→ Exercise goal
Repeat each record exactly. Any picture gets left out.

→ Record list
#####

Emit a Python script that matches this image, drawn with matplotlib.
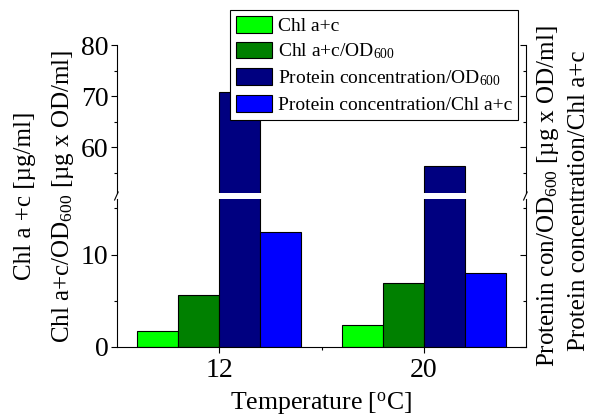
import numpy as np
import matplotlib.pyplot as plt
from matplotlib.ticker import MultipleLocator

plt.rcParams['font.family'] = 'Liberation Serif'
plt.rcParams['mathtext.fontset'] = 'custom'
plt.rcParams['mathtext.rm'] = 'Liberation Serif'
plt.rcParams['mathtext.it'] = 'Liberation Serif:italic'
plt.rcParams['mathtext.default'] = 'regular'

temps = [12, 20]
series = ['Chl a+c', 'Chl a+c/OD$_{600}$',
          'Protein concentration/OD$_{600}$', 'Protein concentration/Chl a+c']
chl = [1.7, 2.35]
chl_od = [5.65, 6.9]
prot_od = [70.7, 56.3]
prot_chl = [12.4, 8.05]
colors = ['#00ff00', '#008000', '#000080', '#0000ff']

values = [chl, chl_od, prot_od, prot_chl]
width = 1.6
offsets = [-2.4, -0.8, 0.8, 2.4]

fig = plt.figure(figsize=(5.98, 4.17), dpi=100)
left, right = 117 / 598, 526 / 598
ax_lo = fig.add_axes([left, 1 - 347 / 417, right - left, (347 - 199) / 417])
ax_hi = fig.add_axes([left, 1 - 193 / 417, right - left, (193 - 45) / 417], sharex=ax_lo)

handles = []
for ax in (ax_lo, ax_hi):
    for vals, off, c, lab in zip(values, offsets, colors, series):
        b = ax.bar(np.array(temps) + off, vals, width=width, color=c,
                   edgecolor='black', linewidth=0.8, label=lab)
        if ax is ax_lo:
            handles.append(b)

ax_lo.set_xlim(8, 24)
ax_lo.set_ylim(0, 16)
ax_hi.set_ylim(51, 80)
ax_lo.set_xticks([12, 20])
ax_lo.set_xticks([16], minor=True)

ax_lo.spines['top'].set_visible(False)
ax_hi.spines['top'].set_visible(False)
ax_hi.spines['bottom'].set_visible(False)
ax_hi.tick_params(axis='x', which='both', bottom=False, labelbottom=False)

for ax in (ax_lo, ax_hi):
    ax.yaxis.set_major_locator(MultipleLocator(10))
    ax.yaxis.set_minor_locator(MultipleLocator(5))
    ax.tick_params(axis='y', which='major', direction='out', length=4, width=0.8, labelsize=20, pad=2)
    ax.tick_params(axis='y', which='minor', direction='out', length=2.5, width=0.8)
    for s in ax.spines.values():
        s.set_linewidth(0.8)
    tw = ax.twinx()
    tw.set_ylim(ax.get_ylim())
    tw.yaxis.set_major_locator(MultipleLocator(10))
    tw.yaxis.set_minor_locator(MultipleLocator(5))
    tw.tick_params(axis='y', which='major', direction='in', length=4, width=0.8, labelright=False)
    tw.tick_params(axis='y', which='minor', direction='in', length=2.5, width=0.8)
    for s in tw.spines.values():
        s.set_visible(False)
ax_lo.tick_params(axis='x', which='major', direction='out', length=4, width=0.8, labelsize=20, pad=4)
ax_lo.tick_params(axis='x', which='minor', direction='out', length=2.5, width=0.8)

# break marks
for x in (left, right):
    fig.lines.append(plt.Line2D([x - 0.004, x + 0.002], [1 - 200 / 417, 1 - 192 / 417],
                                transform=fig.transFigure, color='black', lw=0.8))

ax_lo.set_xlabel('Temperature [$^{o}$C]', fontsize=18.5, labelpad=5)

ymid = 1 - 196 / 417
fig.text(25 / 598, ymid, 'Chl a +c [\u00b5g/ml]', rotation=90,
         ha='center', va='center', fontsize=18)
fig.text(63 / 598, ymid, 'Chl a+c/OD$_{600}$ [\u00b5g x OD/ml]', rotation=90,
         ha='center', va='center', fontsize=18)
fig.text(548 / 598, ymid, 'Protenin con/OD$_{600}$ [\u00b5g x OD/ml]', rotation=90,
         ha='center', va='center', fontsize=18)
fig.text(579 / 598, 1 - 201 / 417, 'Protein concentration/Chl a+c', rotation=90,
         ha='center', va='center', fontsize=18)

leg = fig.legend(handles=handles, labels=series, loc='upper right',
                 bbox_to_anchor=(518 / 598, 1 - 10 / 417), fontsize=14,
                 frameon=True, fancybox=False, edgecolor='black', framealpha=1,
                 handlelength=1.85, handleheight=0.95, handletextpad=0.3,
                 labelspacing=0.35, borderpad=0.3, borderaxespad=0)
leg.get_frame().set_linewidth(0.8)
leg.set_zorder(10)

fig.savefig('out.png', dpi=100)
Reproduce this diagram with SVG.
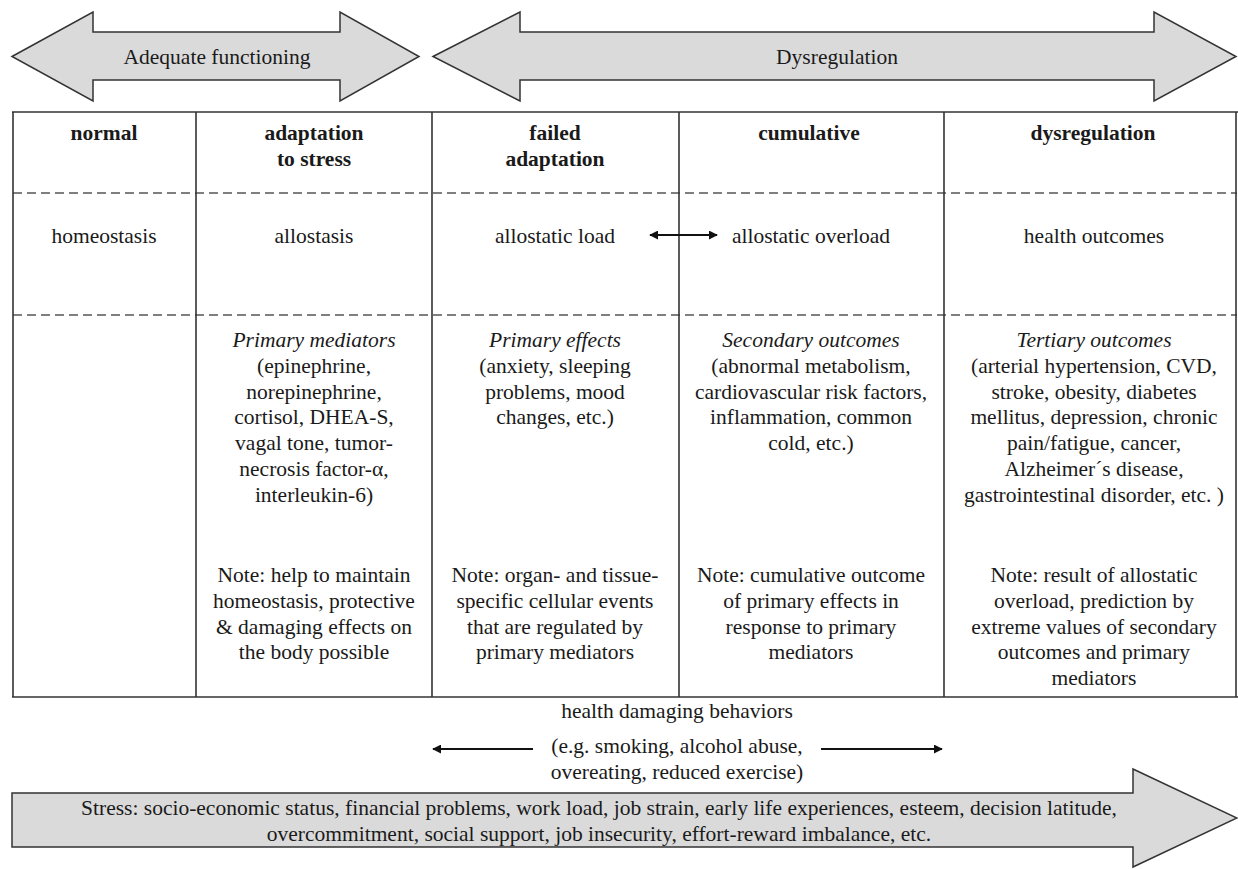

#####

→ Exercise solution
Emit a Python script that matches this image, drawn with matplotlib.
import numpy as np
import matplotlib.pyplot as plt
from matplotlib.ticker import MultipleLocator

plt.rcParams['font.family'] = 'Liberation Serif'
plt.rcParams['mathtext.fontset'] = 'custom'
plt.rcParams['mathtext.rm'] = 'Liberation Serif'
plt.rcParams['mathtext.it'] = 'Liberation Serif:italic'
plt.rcParams['mathtext.default'] = 'regular'

temps = [12, 20]
series = ['Chl a+c', 'Chl a+c/OD$_{600}$',
          'Protein concentration/OD$_{600}$', 'Protein concentration/Chl a+c']
chl = [1.7, 2.35]
chl_od = [5.65, 6.9]
prot_od = [70.7, 56.3]
prot_chl = [12.4, 8.05]
colors = ['#00ff00', '#008000', '#000080', '#0000ff']

values = [chl, chl_od, prot_od, prot_chl]
width = 1.6
offsets = [-2.4, -0.8, 0.8, 2.4]

fig = plt.figure(figsize=(5.98, 4.17), dpi=100)
left, right = 117 / 598, 526 / 598
ax_lo = fig.add_axes([left, 1 - 347 / 417, right - left, (347 - 199) / 417])
ax_hi = fig.add_axes([left, 1 - 193 / 417, right - left, (193 - 45) / 417], sharex=ax_lo)

handles = []
for ax in (ax_lo, ax_hi):
    for vals, off, c, lab in zip(values, offsets, colors, series):
        b = ax.bar(np.array(temps) + off, vals, width=width, color=c,
                   edgecolor='black', linewidth=0.8, label=lab)
        if ax is ax_lo:
            handles.append(b)

ax_lo.set_xlim(8, 24)
ax_lo.set_ylim(0, 16)
ax_hi.set_ylim(51, 80)
ax_lo.set_xticks([12, 20])
ax_lo.set_xticks([16], minor=True)

ax_lo.spines['top'].set_visible(False)
ax_hi.spines['top'].set_visible(False)
ax_hi.spines['bottom'].set_visible(False)
ax_hi.tick_params(axis='x', which='both', bottom=False, labelbottom=False)

for ax in (ax_lo, ax_hi):
    ax.yaxis.set_major_locator(MultipleLocator(10))
    ax.yaxis.set_minor_locator(MultipleLocator(5))
    ax.tick_params(axis='y', which='major', direction='out', length=4, width=0.8, labelsize=20, pad=2)
    ax.tick_params(axis='y', which='minor', direction='out', length=2.5, width=0.8)
    for s in ax.spines.values():
        s.set_linewidth(0.8)
    tw = ax.twinx()
    tw.set_ylim(ax.get_ylim())
    tw.yaxis.set_major_locator(MultipleLocator(10))
    tw.yaxis.set_minor_locator(MultipleLocator(5))
    tw.tick_params(axis='y', which='major', direction='in', length=4, width=0.8, labelright=False)
    tw.tick_params(axis='y', which='minor', direction='in', length=2.5, width=0.8)
    for s in tw.spines.values():
        s.set_visible(False)
ax_lo.tick_params(axis='x', which='major', direction='out', length=4, width=0.8, labelsize=20, pad=4)
ax_lo.tick_params(axis='x', which='minor', direction='out', length=2.5, width=0.8)

# break marks
for x in (left, right):
    fig.lines.append(plt.Line2D([x - 0.004, x + 0.002], [1 - 200 / 417, 1 - 192 / 417],
                                transform=fig.transFigure, color='black', lw=0.8))

ax_lo.set_xlabel('Temperature [$^{o}$C]', fontsize=18.5, labelpad=5)

ymid = 1 - 196 / 417
fig.text(25 / 598, ymid, 'Chl a +c [\u00b5g/ml]', rotation=90,
         ha='center', va='center', fontsize=18)
fig.text(63 / 598, ymid, 'Chl a+c/OD$_{600}$ [\u00b5g x OD/ml]', rotation=90,
         ha='center', va='center', fontsize=18)
fig.text(548 / 598, ymid, 'Protenin con/OD$_{600}$ [\u00b5g x OD/ml]', rotation=90,
         ha='center', va='center', fontsize=18)
fig.text(579 / 598, 1 - 201 / 417, 'Protein concentration/Chl a+c', rotation=90,
         ha='center', va='center', fontsize=18)

leg = fig.legend(handles=handles, labels=series, loc='upper right',
                 bbox_to_anchor=(518 / 598, 1 - 10 / 417), fontsize=14,
                 frameon=True, fancybox=False, edgecolor='black', framealpha=1,
                 handlelength=1.85, handleheight=0.95, handletextpad=0.3,
                 labelspacing=0.35, borderpad=0.3, borderaxespad=0)
leg.get_frame().set_linewidth(0.8)
leg.set_zorder(10)

fig.savefig('out.png', dpi=100)
Reproduce this diagram with SVG.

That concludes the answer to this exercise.